Leaping Sand Flea robot heading to Afghanistan
Baku, November 12 (AZERTAC). The Sand Flea looks like a laptop with four wheels. But it can leap up to 24 feet high, landing on its wheels every time.
The robot, first developed by the Pentagon`s Defense Advanced Research Projects Agency, is built by Boston Dynamics and Sandia National Laboratories and will soon arrive in Afghanistan for testing.
It could be especially useful for troops navigating large compounds. Mounted with a camera, the Sand Flea can be remotely operated by troops, who can send the robot over a wall, drive it around to get an inside look at a compound, and then launch it back over the wall to search the next compound.
The Army`s Rapid Equipping Force will ship two Sand Fleas to Afghanistan this winter to be tested. Army Col. Peter Newell, head of the REF, ordered eight more to gauge what soldiers think, but if the tests go well, he said, ground commanders likely will want thousands more shipped immediately.
While the Marine Corps has not yet contacted the Army about the Sand Flea, REF spokeswoman Ali Sanders said Marines could definitely make use of the robot, especially in areas such as Sangin.
On patrols near multiple compounds, troops saddled with 100-pound loads either must scale the walls or kick down the doors to search behind them, putting troops at risk from booby traps or utter exhaustion. Without access to an overhead unmanned air system, units would also be left vulnerable to an ambush.
Ground commanders told Newell they need another option.
Newell`s acquisition agency, which has bought soldiers such lifesaving gadgets as the Raven UAS and the Sniper Pod, turned again to robots — and found the Sand Flea.
Boston Dynamics engineer Marc Raibert said the 10-pound Sand Flea can leap so that troops can put it through second-story windows.
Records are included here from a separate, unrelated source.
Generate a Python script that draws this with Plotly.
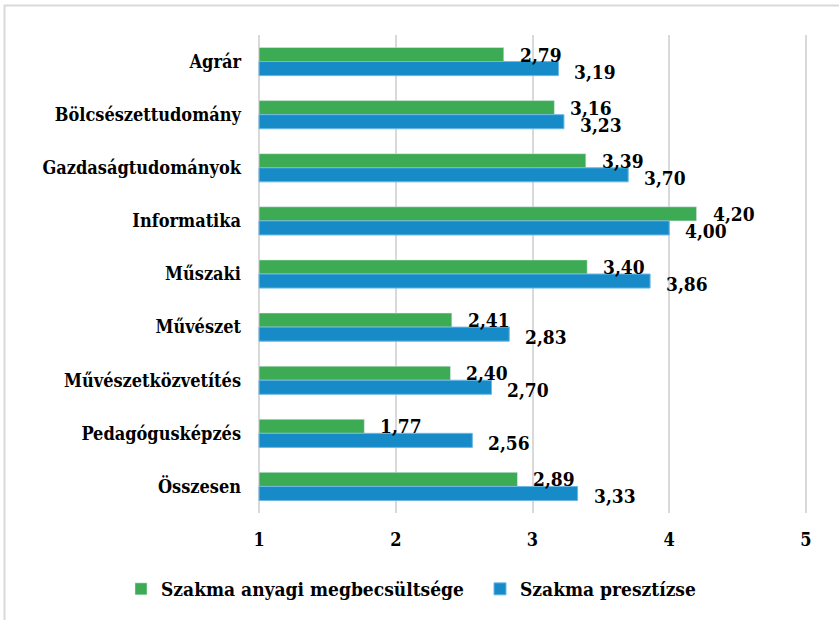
import plotly.graph_objects as go

# Categories (top to bottom) and the two survey series
categories = ["Agrár", "Bölcsészettudomány", "Gazdaságtudományok", "Informatika",
              "Műszaki", "Művészet", "Művészetközvetítés", "Pedagógusképzés", "Összesen"]
anyagi = [2.79, 3.16, 3.39, 4.20, 3.40, 2.41, 2.40, 1.77, 2.89]
presztizs = [3.19, 3.23, 3.70, 4.00, 3.86, 2.83, 2.70, 2.56, 3.33]
series_names = ["Szakma anyagi megbecsültsége", "Szakma presztízse"]
x_ticks = [1, 2, 3, 4, 5]

GREEN = "#3dab54"
BLUE = "#168bc8"
SERIF = "DejaVu Serif Condensed, DejaVu Serif, serif"

W, H = 839, 620
ML, MR, MT, MB = 257, 31, 35, 107
PW, PH = W - ML - MR, H - MT - MB


def px_x(p):
    return (p - ML) / PW


def px_y(p):
    return 1 - (p - MT) / PH


def fmt(v):
    return f"{v:.2f}".replace(".", ",")


fig = go.Figure()
fig.add_trace(go.Bar(y=categories, x=[v - 1 for v in anyagi], base=1, orientation="h",
                     name=series_names[0], marker=dict(color=GREEN)))
fig.add_trace(go.Bar(y=categories, x=[v - 1 for v in presztizs], base=1, orientation="h",
                     name=series_names[1], marker=dict(color=BLUE, line=dict(color="#6cb8e4", width=1))))

half = (1 - 0.47) / 4
label_font = dict(family=SERIF, size=19, color="#000000", weight="bold")
annotations = []
for i, (g, b) in enumerate(zip(anyagi, presztizs)):
    annotations.append(dict(x=g, y=i - half, xref="x", yref="y", text=fmt(g), showarrow=False,
                            xanchor="left", yanchor="middle", xshift=14, yshift=0, font=label_font))
    annotations.append(dict(x=b, y=i + half, xref="x", yref="y", text=fmt(b), showarrow=False,
                            xanchor="left", yanchor="middle", xshift=14, yshift=-3, font=label_font))

fig.update_layout(
    width=W, height=H,
    margin=dict(l=ML, r=MR, t=MT, b=MB),
    paper_bgcolor="white", plot_bgcolor="white",
    barmode="group", bargap=0.47, bargroupgap=0,
    font=dict(family=SERIF, size=18, color="#000000", weight="bold"),
    xaxis=dict(range=[0.985, 5.015], tickvals=x_ticks, ticktext=[str(t) for t in x_ticks],
               showgrid=True, gridcolor="#d9d9d9", gridwidth=2, zeroline=False,
               showline=False, ticks="", ticklabelstandoff=14,
               tickfont=dict(family=SERIF, size=18, weight="bold")),
    yaxis=dict(type="category", autorange="reversed", showgrid=False, showline=False,
               ticks="", ticklabelstandoff=15,
               tickfont=dict(family=SERIF, size=18, weight="bold")),
    legend=dict(orientation="h", x=px_x(162), y=px_y(589), xanchor="left", yanchor="middle",
                font=dict(family=SERIF, size=19, weight="bold"), traceorder="normal",
                itemwidth=30, entrywidth=314),
    annotations=annotations,
    shapes=[dict(type="rect", xref="paper", yref="paper",
                 x0=px_x(4.5), x1=px_x(841), y0=px_y(622), y1=px_y(5.5),
                 line=dict(color="#d9d9d9", width=2), fillcolor="rgba(0,0,0,0)", layer="below")],
)

fig.write_html("out.html")
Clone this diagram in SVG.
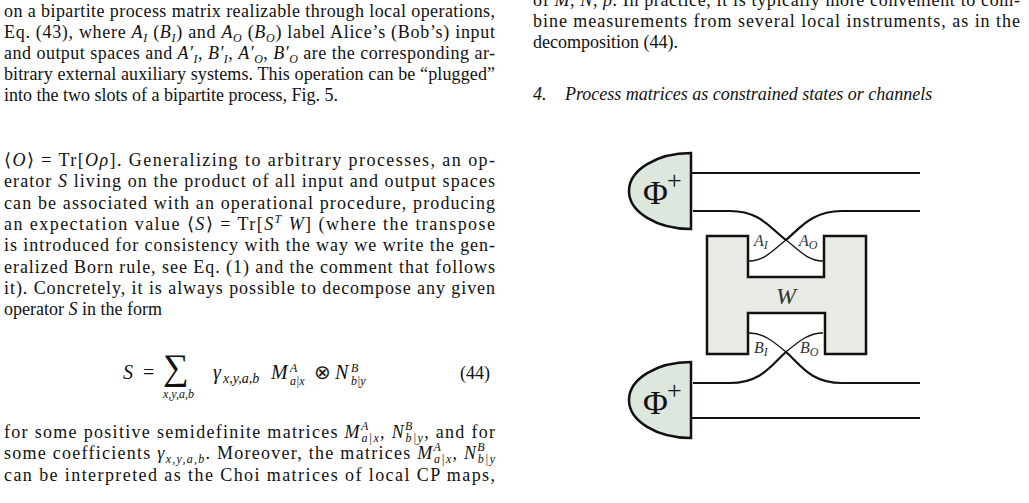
<svg xmlns="http://www.w3.org/2000/svg" width="1029" height="503" viewBox="0 0 1029 503">
<style>
text{font-family:"Liberation Serif","Times New Roman",serif;font-size:18px;fill:#111}
.i{font-style:italic}
.s{font-size:12px}
.w{fill:none;stroke:#111;stroke-width:2.2}
.t{fill:none;stroke:#111;stroke-width:1.3}
.dome{fill:#dde7de;stroke:#111;stroke-width:2.5}
.big{font-size:34px}
.pl{font-size:26px}
.lab{font-size:16px;font-style:italic;fill:#333}
.eq{font-size:20px}
</style>
<rect width="1029" height="503" fill="#fff"/>
<g id="left-text">
<text x="4" y="17" textLength="491" lengthAdjust="spacing">on a bipartite process matrix realizable through local operations,</text>
<text x="4" y="38" textLength="491" lengthAdjust="spacing">Eq. (43), where <tspan class="i">A</tspan><tspan class="i s" dy="4">I</tspan><tspan dy="-4"> (</tspan><tspan class="i">B</tspan><tspan class="i s" dy="4">I</tspan><tspan dy="-4">) and </tspan><tspan class="i">A</tspan><tspan class="i s" dy="4">O</tspan><tspan dy="-4"> (</tspan><tspan class="i">B</tspan><tspan class="i s" dy="4">O</tspan><tspan dy="-4">) label Alice’s (Bob’s) input</tspan></text>
<text x="4" y="58.5" textLength="491" lengthAdjust="spacing">and output spaces and <tspan class="i">A′</tspan><tspan class="i s" dy="4">I</tspan><tspan dy="-4">, </tspan><tspan class="i">B′</tspan><tspan class="i s" dy="4">I</tspan><tspan dy="-4">, </tspan><tspan class="i">A′</tspan><tspan class="i s" dy="4">O</tspan><tspan dy="-4">, </tspan><tspan class="i">B′</tspan><tspan class="i s" dy="4">O</tspan><tspan dy="-4"> are the corresponding ar-</tspan></text>
<text x="4" y="79.5" textLength="491" lengthAdjust="spacing">bitrary external auxiliary systems. This operation can be “plugged”</text>
<text x="4" y="100.5">into the two slots of a bipartite process, Fig. 5.</text>
<text x="4" y="166" textLength="491" lengthAdjust="spacing">⟨<tspan class="i">O</tspan>⟩ = Tr[<tspan class="i">Oρ</tspan>]. Generalizing to arbitrary processes, an op-</text>
<text x="4" y="187.3" textLength="491" lengthAdjust="spacing">erator <tspan class="i">S</tspan> living on the product of all input and output spaces</text>
<text x="4" y="208.6" textLength="491" lengthAdjust="spacing">can be associated with an operational procedure, producing</text>
<text x="4" y="229.9" textLength="491" lengthAdjust="spacing">an expectation value ⟨<tspan class="i">S</tspan>⟩ = Tr[<tspan class="i">S</tspan><tspan class="i s" dy="-7">T</tspan><tspan class="i" dy="7"> W</tspan>] (where the transpose</text>
<text x="4" y="251.2" textLength="491" lengthAdjust="spacing">is introduced for consistency with the way we write the gen-</text>
<text x="4" y="272.5" textLength="491" lengthAdjust="spacing">eralized Born rule, see Eq. (1) and the comment that follows</text>
<text x="4" y="293.8" textLength="491" lengthAdjust="spacing">it). Concretely, it is always possible to decompose any given</text>
<text x="4" y="315.1">operator <tspan class="i">S</tspan> in the form</text>
<text x="123" y="379" class="i eq">S</text>
<text x="143" y="379" class="eq">=</text>
<text x="163" y="379" style="font-size:36px">∑</text>
<text x="163" y="398" class="i s">x,y,a,b</text>
<text x="213" y="379" class="i eq">γ</text>
<text x="223" y="383" class="i" style="font-size:14px">x,y,a,b</text>
<text x="271" y="379" class="i eq">M</text>
<text x="290" y="372" class="i s">A</text>
<text x="290" y="385" class="i s">a|x</text>
<text x="314" y="379" class="eq">⊗</text>
<text x="335" y="379" class="i eq">N</text>
<text x="351" y="372" class="i s">B</text>
<text x="351" y="385" class="i s">b|y</text>
<text x="460" y="379">(44)</text>
<text x="4" y="438" textLength="491" lengthAdjust="spacing">for some positive semidefinite matrices <tspan class="i">M</tspan><tspan class="i s" dy="-8">A</tspan><tspan class="i s" dx="-8" dy="12">a|x</tspan><tspan dy="-4">, </tspan><tspan class="i">N</tspan><tspan class="i s" dy="-8">B</tspan><tspan class="i s" dx="-8" dy="12">b|y</tspan><tspan dy="-4">, and for</tspan></text>
<text x="4" y="459.3" textLength="491" lengthAdjust="spacing">some coefficients <tspan class="i">γ</tspan><tspan class="i s" dy="4">x,y,a,b</tspan><tspan dy="-4">. Moreover, the matrices </tspan><tspan class="i">M</tspan><tspan class="i s" dy="-8">A</tspan><tspan class="i s" dx="-8" dy="12">a|x</tspan><tspan dy="-4">, </tspan><tspan class="i">N</tspan><tspan class="i s" dy="-8">B</tspan><tspan class="i s" dx="-8" dy="12">b|y</tspan></text>
<text x="4" y="480.6" textLength="491" lengthAdjust="spacing">can be interpreted as the Choi matrices of local CP maps,</text>
</g>
<g id="right-text">
<text x="533" y="6" textLength="487" lengthAdjust="spacing">of <tspan class="i">M</tspan>, <tspan class="i">N</tspan>, <tspan class="i">ρ</tspan>. In practice, it is typically more convenient to com-</text>
<text x="533" y="27" textLength="487" lengthAdjust="spacing">bine measurements from several local instruments, as in the</text>
<text x="533" y="48">decomposition (44).</text>
<text x="533" y="100" class="i">4.</text>
<text x="565" y="100" class="i">Process matrices as constrained states or channels</text>
</g>
<g id="connectors">
<path class="w" d="M691,173 H920"/>
<path class="w" d="M691,418 H920"/>
<path class="w" d="M693,211 H730 C760,211 770,228 786,240"/>
<path class="t" d="M786,240 C800,251 808,261 823,261"/>
<path class="w" d="M786,240 C800,228 812,211 842,211 H920"/>
<path class="t" d="M749,261 C764,261 772,251 786,240"/>
<path class="t" d="M749,333 C764,333 774,342 786,352"/>
<path class="w" d="M786,352 C800,364 810,383 842,383 H920"/>
<path class="t" d="M823,333 C808,333 798,342 786,352"/>
<path class="w" d="M786,352 C772,364 762,383 730,383 H693"/>
</g>
<g id="W">
<path d="M707,236 H748 V277 H824 V236 H866 V354 H825 V313 H748 V354 H707 Z" fill="#e8ebe3" stroke="#111" stroke-width="2.5"/>
<text x="776" y="304" class="i" style="font-size:24px;fill:#333">W</text>
<text x="754" y="246" class="lab">A<tspan class="s" dy="3">I</tspan></text>
<text x="799" y="246" class="lab">A<tspan class="s" dy="3">O</tspan></text>
<text x="754" y="353" class="lab">B<tspan class="s" dy="3">I</tspan></text>
<text x="800" y="353" class="lab">B<tspan class="s" dy="3">O</tspan></text>
</g>
<g id="phi-top">
<path class="dome" d="M691,153 A62,38 0 0 0 691,229 Z"/>
<text x="643" y="204" class="big">Φ</text><text x="667" y="189" class="pl">+</text>
</g>
<g id="phi-bottom">
<path class="dome" d="M691,362 A62,38 0 0 0 691,438 Z"/>
<text x="643" y="414" class="big">Φ</text><text x="667" y="399" class="pl">+</text>
</g>
</svg>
Engineers designed the wheels and ruggedized the camera to absorb the landings.
Service members can count on the Sand Flea to land on its wheels ready to drive because engineers stabilized the robot in flight, Raibert said.
Thanks to a small radio mounted inside, troops can operate the Sand Flea with a standard operator control unit designed for other robots, so training to use it likely will be short.
If the robot catches on in Afghanistan, Newell might soon have to find a way to mass-produce the jumping robot: Each one is now made by hand inside Boston Dynamics` lab.
Sand Flea is not the only robot Newell is looking at. He`s already equipped four brigades in Afghanistan with 100 “throwbots” — the Recon Scout XT. The 1.3-pound robot looks like a dumbbell, with wheels instead of weights.
“Soldiers love it,” Newell said. “You can throw it as far and hard as you can and it lands, and then you drive it.”
The Corps is considering equipping infantry troops with the Recon Scout or iRobot`s 110 First Look.
RHex, a robot inspired by a cockroach, might soon save Marines and soldiers from searching through the muck.
The REF received the request for a RHex-like robot in May 2009, but most robots can`t travel through high grass, Newell said.
Rubber attachments to RHex`s many legs allow the robot to move, slide, fall and grasp — all at once. Multiple legs moving at the same time are the key to keeping RHex from getting bogged down. The robot can even swim and drive to inspect those canals under mud and water.
Newell said he plans to ship the first RHex robots in May.